— START —

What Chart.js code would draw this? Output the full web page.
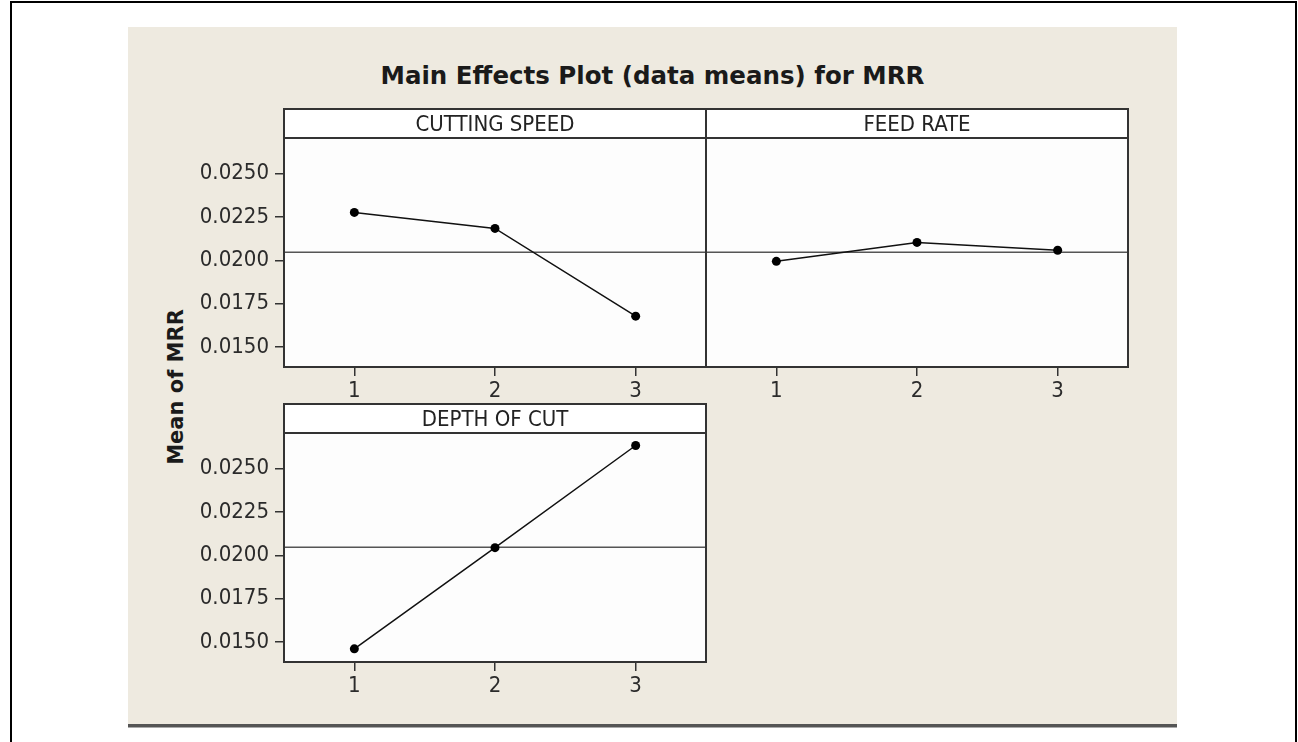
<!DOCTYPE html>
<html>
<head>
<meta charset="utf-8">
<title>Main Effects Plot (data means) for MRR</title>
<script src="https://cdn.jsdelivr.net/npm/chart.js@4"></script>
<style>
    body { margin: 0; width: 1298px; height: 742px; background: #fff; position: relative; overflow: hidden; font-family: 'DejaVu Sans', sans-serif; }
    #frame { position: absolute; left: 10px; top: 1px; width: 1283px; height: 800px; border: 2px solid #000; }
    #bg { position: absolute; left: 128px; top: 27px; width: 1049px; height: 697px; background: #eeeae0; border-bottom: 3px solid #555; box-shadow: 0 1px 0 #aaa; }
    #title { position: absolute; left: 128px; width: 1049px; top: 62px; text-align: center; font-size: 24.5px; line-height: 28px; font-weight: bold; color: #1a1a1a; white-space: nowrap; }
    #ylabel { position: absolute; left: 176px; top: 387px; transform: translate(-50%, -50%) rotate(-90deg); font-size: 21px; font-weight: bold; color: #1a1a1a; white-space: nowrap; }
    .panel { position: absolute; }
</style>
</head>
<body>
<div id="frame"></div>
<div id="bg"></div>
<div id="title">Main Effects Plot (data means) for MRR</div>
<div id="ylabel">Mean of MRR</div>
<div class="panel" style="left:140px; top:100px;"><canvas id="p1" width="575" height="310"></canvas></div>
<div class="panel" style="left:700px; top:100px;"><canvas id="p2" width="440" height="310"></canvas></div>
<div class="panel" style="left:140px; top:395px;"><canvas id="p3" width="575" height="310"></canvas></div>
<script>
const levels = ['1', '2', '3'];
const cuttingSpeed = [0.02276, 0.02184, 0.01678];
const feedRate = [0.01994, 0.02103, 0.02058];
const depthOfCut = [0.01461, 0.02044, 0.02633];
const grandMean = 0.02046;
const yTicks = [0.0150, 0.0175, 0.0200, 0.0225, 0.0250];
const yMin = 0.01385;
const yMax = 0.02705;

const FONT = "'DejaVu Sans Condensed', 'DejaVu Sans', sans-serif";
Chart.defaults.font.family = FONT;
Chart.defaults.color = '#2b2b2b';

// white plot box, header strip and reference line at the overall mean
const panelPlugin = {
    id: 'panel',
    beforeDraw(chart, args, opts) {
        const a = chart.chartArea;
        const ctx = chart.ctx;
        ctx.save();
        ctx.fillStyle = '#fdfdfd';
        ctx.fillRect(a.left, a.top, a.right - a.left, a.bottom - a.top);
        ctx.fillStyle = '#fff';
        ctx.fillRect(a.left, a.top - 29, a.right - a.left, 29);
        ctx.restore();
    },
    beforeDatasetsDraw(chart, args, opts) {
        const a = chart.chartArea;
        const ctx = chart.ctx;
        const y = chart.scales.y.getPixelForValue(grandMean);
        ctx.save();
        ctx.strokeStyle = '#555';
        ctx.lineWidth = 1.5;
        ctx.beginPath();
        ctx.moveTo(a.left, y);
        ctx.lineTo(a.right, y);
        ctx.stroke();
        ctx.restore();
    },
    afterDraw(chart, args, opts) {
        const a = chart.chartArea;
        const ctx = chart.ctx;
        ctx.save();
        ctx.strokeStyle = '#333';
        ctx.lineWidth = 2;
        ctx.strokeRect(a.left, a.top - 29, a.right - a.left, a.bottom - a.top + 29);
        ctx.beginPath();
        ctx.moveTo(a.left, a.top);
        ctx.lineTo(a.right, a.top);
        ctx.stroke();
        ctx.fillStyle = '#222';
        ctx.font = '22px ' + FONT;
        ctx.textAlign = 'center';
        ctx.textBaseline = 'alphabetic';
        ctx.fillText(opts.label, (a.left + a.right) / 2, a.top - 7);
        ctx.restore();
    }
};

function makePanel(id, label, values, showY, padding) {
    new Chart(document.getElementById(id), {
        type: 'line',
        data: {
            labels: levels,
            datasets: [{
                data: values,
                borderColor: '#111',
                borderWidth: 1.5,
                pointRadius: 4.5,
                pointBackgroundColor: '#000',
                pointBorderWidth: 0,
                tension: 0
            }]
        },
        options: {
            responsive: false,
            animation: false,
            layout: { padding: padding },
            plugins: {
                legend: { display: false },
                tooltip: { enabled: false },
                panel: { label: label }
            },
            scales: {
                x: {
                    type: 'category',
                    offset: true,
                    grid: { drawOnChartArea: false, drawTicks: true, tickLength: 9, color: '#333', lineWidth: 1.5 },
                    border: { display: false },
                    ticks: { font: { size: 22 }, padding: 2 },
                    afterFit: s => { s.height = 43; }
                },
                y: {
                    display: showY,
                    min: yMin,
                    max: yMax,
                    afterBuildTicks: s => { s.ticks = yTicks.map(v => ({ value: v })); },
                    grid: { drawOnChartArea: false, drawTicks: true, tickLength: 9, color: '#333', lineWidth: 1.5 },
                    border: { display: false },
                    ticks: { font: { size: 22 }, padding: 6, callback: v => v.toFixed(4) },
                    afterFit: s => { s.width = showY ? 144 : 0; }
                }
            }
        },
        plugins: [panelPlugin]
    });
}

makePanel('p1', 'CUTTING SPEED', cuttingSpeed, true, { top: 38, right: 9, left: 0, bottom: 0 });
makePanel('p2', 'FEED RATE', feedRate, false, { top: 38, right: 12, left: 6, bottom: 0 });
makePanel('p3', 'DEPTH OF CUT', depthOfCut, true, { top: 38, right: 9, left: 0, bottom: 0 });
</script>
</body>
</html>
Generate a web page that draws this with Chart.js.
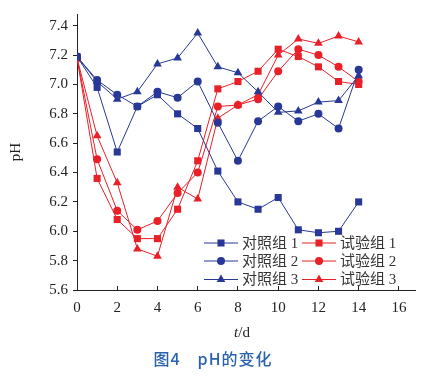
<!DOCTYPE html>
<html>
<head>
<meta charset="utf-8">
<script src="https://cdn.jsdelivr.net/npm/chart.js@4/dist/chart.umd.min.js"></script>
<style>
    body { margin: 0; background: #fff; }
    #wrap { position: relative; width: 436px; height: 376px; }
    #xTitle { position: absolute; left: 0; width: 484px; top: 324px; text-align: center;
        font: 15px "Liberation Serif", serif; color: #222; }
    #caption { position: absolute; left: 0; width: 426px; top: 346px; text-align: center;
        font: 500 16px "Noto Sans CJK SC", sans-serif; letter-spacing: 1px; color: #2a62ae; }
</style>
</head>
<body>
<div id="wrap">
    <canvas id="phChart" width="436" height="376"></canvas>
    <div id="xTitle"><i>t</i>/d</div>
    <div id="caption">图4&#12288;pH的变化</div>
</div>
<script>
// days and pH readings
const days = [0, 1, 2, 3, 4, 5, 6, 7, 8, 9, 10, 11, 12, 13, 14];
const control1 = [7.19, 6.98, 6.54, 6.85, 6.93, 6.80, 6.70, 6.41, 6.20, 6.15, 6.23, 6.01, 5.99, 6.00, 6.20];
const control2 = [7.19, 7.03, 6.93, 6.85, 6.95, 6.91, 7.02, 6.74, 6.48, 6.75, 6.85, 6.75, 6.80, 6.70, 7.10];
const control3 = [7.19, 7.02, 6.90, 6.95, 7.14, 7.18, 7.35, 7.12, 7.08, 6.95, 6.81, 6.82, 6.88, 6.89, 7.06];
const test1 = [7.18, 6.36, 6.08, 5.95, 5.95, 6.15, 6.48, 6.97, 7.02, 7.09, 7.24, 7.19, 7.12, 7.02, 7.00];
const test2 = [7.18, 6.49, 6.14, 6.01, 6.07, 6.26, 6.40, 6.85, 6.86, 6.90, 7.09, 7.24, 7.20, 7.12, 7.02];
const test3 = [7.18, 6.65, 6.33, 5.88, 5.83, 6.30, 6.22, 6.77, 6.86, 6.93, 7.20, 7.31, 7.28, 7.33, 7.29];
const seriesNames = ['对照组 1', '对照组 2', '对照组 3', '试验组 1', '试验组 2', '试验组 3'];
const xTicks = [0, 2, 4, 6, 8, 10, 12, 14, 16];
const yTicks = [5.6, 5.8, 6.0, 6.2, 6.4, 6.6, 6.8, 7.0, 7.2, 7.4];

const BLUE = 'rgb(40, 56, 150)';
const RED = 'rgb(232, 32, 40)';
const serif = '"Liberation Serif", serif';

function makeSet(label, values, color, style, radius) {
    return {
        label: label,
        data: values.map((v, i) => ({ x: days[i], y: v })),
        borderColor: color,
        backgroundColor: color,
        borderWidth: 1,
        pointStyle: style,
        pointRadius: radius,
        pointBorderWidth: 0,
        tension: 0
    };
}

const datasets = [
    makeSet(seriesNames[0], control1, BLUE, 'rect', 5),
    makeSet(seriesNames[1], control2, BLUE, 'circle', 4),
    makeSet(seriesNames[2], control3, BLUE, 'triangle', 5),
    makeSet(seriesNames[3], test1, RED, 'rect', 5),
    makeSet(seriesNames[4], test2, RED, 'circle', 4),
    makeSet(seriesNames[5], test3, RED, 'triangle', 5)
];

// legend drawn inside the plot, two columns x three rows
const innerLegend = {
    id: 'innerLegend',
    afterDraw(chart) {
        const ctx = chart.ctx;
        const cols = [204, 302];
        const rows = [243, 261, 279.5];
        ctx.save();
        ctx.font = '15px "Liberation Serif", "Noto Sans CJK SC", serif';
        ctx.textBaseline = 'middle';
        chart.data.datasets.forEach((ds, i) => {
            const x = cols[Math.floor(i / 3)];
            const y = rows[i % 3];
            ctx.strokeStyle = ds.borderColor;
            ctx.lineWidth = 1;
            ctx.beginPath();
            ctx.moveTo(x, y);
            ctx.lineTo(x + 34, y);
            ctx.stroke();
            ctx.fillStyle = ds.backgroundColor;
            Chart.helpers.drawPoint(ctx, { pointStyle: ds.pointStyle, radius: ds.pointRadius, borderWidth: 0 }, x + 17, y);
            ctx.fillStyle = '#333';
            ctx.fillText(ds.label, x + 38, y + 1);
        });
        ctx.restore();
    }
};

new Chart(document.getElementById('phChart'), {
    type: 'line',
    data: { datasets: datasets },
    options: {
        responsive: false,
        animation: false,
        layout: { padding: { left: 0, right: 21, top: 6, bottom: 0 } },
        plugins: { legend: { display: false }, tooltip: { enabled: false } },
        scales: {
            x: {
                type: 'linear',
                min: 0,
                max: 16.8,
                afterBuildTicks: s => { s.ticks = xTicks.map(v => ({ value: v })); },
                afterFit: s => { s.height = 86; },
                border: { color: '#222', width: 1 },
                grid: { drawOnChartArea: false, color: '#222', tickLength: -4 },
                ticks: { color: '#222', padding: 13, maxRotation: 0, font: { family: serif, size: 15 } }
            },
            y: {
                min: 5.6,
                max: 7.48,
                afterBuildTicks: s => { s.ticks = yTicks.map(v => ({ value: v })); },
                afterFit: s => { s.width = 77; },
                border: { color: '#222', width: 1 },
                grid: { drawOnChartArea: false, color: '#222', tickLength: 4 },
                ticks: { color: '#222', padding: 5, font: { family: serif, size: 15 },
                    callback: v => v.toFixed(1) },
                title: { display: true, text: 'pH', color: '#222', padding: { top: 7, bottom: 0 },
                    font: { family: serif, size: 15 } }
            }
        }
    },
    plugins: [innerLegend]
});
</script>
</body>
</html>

— END —

**EXERCISE REQUIREMENTS**.
Find the lines that include the string "page", then copy each of them.

**IN RESPONSE**.
What Chart.js code would draw this? Output the full web page.
Generate a web page that draws this with Chart.js.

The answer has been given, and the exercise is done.